Pick out the lines below with "this" and list them.
>>>
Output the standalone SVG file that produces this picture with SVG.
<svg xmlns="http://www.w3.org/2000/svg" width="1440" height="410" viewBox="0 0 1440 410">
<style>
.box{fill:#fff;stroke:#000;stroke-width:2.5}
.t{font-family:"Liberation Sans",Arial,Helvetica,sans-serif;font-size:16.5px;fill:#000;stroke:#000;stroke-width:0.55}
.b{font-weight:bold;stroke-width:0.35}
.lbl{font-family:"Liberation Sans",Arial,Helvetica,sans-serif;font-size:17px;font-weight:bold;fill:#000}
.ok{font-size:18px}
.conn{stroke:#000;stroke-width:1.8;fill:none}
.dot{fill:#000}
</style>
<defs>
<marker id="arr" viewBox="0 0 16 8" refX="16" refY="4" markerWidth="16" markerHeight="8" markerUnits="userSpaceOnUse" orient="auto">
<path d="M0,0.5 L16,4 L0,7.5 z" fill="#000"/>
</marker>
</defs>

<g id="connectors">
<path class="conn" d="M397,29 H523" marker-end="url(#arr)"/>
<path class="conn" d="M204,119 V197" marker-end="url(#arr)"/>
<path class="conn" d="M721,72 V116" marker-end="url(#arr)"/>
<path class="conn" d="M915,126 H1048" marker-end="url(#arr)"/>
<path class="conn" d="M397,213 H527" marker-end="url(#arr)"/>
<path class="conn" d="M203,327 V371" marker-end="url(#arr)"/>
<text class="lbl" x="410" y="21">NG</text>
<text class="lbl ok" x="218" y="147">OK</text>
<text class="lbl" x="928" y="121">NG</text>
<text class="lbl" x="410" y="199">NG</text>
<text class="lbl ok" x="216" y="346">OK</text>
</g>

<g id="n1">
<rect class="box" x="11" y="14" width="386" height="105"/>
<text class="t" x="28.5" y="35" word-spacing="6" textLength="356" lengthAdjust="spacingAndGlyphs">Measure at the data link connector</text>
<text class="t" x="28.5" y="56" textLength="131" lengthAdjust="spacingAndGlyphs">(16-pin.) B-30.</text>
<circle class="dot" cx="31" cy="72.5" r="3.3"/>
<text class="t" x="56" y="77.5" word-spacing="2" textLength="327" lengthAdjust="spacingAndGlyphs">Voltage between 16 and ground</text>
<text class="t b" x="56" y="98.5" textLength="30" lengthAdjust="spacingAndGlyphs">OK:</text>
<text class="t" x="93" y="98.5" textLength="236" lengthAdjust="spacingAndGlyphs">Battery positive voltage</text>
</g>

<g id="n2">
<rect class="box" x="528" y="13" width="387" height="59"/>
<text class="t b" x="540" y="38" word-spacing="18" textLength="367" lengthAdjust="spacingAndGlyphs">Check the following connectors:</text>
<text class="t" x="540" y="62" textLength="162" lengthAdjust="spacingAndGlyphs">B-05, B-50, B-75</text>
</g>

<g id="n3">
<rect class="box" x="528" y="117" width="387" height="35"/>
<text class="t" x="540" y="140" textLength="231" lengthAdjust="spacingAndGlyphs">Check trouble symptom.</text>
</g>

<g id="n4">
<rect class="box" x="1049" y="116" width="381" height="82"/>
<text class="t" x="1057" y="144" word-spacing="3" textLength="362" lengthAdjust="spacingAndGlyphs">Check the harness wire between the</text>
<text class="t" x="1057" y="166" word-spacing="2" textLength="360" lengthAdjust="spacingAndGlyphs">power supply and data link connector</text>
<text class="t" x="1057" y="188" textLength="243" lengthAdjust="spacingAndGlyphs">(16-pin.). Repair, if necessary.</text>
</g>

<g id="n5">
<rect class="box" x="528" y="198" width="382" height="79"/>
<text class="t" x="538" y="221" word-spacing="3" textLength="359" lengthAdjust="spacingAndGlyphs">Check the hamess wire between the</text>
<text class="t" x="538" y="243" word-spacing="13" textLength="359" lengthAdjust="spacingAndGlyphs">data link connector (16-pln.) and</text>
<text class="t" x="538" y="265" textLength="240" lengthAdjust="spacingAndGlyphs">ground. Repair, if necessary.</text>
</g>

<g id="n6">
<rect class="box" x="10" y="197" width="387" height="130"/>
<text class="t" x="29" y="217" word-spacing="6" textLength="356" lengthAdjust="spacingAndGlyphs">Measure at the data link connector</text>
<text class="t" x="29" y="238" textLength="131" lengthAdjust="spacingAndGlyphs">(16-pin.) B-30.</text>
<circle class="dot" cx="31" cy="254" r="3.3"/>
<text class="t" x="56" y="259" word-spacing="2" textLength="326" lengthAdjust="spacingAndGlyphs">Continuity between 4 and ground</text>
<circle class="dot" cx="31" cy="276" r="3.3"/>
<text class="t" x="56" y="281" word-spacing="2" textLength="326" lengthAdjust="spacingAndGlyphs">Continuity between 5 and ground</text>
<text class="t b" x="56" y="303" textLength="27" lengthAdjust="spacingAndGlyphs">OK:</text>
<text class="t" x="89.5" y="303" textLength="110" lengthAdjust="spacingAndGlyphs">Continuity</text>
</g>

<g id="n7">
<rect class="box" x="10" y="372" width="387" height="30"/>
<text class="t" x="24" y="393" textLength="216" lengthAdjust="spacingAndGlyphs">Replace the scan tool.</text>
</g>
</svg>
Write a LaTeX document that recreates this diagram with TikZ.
<<<
Result:
Output the standalone SVG file that produces this picture with SVG.
Write a LaTeX document that recreates this diagram with TikZ.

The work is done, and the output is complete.